Let $${{{{x^{\ast}(s) = \left( \frac{1}{(s+\mu_1 + \mu_2) (s + \hat{\lambda}_2) (s + \lambda_1 +\lambda_2 )}\right)}}}}$$ be the laplace transform in question, where $\mu_1,\mu_2, \lambda_1,\lambda_2, \hat{\lambda}_2$ are just real parameters.
How can i get its inverse by means of convolution, $x(t) = \mathcal{L}^{-1} (x^{\ast}(s)) $?

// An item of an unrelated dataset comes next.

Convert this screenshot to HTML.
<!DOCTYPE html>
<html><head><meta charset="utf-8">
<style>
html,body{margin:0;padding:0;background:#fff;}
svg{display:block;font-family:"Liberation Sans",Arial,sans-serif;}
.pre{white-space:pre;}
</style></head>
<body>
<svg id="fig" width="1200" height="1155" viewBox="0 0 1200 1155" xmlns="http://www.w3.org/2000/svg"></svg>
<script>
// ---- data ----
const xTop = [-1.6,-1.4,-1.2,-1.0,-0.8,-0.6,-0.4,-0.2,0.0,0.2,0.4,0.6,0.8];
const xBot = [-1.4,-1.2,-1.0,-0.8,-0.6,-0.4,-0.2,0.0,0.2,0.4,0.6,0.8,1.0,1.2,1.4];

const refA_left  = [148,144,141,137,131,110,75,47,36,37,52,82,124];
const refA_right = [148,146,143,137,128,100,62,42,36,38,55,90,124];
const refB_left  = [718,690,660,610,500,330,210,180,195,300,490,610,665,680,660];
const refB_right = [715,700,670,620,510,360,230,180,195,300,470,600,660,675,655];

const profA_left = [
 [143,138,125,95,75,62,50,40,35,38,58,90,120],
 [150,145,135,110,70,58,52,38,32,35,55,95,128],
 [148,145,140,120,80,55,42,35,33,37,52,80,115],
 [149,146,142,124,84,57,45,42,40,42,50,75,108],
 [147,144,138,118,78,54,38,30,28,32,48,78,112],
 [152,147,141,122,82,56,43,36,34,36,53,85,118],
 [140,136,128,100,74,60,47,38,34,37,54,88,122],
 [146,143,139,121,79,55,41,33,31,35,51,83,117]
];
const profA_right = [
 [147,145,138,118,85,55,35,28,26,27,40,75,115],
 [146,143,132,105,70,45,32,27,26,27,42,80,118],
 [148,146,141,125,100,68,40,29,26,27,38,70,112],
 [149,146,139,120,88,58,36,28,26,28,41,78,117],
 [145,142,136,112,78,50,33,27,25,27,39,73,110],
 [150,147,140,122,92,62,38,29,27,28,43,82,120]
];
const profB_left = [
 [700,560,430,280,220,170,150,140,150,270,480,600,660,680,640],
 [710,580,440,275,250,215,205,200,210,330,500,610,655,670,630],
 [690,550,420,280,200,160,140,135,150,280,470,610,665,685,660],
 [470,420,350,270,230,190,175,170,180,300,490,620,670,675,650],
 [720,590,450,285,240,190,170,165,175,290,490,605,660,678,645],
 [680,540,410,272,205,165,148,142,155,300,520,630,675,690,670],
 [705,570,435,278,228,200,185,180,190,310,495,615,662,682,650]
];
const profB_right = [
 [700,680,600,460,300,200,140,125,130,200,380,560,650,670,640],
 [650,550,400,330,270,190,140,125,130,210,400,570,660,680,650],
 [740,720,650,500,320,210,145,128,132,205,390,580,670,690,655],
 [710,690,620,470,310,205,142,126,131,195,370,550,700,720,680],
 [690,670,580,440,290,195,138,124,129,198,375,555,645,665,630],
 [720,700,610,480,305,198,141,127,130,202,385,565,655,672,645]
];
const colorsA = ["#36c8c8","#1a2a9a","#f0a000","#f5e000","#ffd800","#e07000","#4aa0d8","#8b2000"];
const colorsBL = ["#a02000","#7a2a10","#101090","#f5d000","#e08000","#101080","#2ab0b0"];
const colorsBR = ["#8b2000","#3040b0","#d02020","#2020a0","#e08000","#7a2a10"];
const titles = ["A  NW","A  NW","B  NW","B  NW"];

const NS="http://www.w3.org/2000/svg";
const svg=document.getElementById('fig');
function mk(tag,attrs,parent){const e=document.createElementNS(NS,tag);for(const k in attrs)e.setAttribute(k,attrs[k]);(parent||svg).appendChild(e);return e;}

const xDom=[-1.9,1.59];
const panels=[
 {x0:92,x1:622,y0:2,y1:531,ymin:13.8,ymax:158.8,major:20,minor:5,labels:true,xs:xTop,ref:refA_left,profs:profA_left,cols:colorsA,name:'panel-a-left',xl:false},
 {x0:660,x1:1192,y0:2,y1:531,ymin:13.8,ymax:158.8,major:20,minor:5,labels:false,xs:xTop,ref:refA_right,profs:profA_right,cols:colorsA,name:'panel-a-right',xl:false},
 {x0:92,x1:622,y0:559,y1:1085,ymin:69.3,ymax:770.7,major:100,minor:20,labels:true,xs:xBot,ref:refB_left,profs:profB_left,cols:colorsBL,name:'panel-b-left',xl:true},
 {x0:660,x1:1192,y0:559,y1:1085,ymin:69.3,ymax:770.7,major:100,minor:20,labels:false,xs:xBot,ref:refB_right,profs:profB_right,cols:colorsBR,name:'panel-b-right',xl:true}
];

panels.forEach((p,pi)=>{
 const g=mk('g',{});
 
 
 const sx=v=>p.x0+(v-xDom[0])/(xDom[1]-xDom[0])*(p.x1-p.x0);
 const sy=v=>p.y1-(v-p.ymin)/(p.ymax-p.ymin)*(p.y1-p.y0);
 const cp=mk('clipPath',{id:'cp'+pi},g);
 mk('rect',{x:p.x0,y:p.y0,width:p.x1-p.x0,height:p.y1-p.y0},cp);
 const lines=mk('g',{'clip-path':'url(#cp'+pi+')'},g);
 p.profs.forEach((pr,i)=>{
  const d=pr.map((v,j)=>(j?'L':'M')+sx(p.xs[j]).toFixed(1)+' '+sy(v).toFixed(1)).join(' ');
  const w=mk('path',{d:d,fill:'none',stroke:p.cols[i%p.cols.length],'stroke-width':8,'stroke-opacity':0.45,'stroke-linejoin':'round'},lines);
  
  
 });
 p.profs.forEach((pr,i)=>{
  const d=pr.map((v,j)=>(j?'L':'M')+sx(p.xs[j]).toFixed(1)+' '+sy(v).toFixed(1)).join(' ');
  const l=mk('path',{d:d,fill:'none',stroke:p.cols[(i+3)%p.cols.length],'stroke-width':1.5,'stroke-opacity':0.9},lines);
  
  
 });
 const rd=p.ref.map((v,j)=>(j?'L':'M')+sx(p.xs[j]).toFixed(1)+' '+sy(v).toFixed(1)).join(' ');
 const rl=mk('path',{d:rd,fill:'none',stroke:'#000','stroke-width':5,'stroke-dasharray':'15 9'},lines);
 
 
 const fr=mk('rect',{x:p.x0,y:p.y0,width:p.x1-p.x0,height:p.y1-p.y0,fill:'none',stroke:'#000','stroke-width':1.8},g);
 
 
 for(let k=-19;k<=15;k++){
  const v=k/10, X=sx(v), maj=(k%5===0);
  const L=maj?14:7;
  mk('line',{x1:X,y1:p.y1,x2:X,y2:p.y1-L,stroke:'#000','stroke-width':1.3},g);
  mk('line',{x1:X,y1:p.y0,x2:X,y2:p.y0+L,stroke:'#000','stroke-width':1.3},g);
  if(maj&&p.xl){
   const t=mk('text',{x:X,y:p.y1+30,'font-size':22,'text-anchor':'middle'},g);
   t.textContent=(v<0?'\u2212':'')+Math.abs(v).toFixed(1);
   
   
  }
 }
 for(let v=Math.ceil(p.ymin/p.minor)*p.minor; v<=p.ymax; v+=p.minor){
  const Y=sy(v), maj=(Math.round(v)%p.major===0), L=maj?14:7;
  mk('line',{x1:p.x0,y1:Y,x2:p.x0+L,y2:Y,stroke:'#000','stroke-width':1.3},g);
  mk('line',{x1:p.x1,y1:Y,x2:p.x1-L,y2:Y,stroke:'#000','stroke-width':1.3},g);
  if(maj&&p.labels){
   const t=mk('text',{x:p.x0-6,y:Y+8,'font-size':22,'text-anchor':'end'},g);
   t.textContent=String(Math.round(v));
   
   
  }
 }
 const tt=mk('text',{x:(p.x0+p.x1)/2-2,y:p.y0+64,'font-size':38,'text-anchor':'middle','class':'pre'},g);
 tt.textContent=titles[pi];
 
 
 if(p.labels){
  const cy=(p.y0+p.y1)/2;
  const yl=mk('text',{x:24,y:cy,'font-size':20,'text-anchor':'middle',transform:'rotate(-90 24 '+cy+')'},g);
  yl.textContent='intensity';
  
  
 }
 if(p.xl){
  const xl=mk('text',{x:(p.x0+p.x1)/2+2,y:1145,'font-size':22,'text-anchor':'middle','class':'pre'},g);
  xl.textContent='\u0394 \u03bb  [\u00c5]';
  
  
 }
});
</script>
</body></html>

I know that the convolution is associative, but how can i get a solution of such problem?
Thanks
You right, first thing here is a convolution $$ x(t) = \mathcal{L}^{-1} \left( \frac{1}{(s+\mu_1 + \mu_2) (s + \hat{\lambda}_2) (s + \lambda_1 +\lambda_2 )}\right)= \mathcal{L}^{-1} \left( \frac{1}{s+\mu_1 + \mu_2 }\right)*\mathcal{L}^{-1} \left( \frac{1}{ s + \hat{\lambda}_2 }\right) *\mathcal{L}^{-1} \left( \frac{1}{s + \lambda_1 +\lambda_2 }\right) = f(t)*g(t)*w(t) $$ where $f(t)= \mathcal{L}^{-1}\left( \frac{1}{s+\mu_1 + \mu_2 }\right)$, $g(t)=\mathcal{L}^{-1} \left( \frac{1}{ s + \hat{\lambda}_2 }\right)$ and $w(t)= \mathcal{L}^{-1} \left( \frac{1}{s + \lambda_1 +\lambda_2 }\right)$
Just to note, since convolution is associative and commutative, you can evaluate it in any order (which is why no brackets were needed above), $$x(t)= (f(t)*g(t))*w(t) = f(t)*(g(t)*w(t)) = (g(t)*f(t))*w(t) = f(t)*(w(t)*g(t)) = (f(t)*w(t))*g(t)) $$ Now use the formula $(f*g)(t) =\int_0^t f(\tau)g(t-\tau)d\tau$ and finish the transform.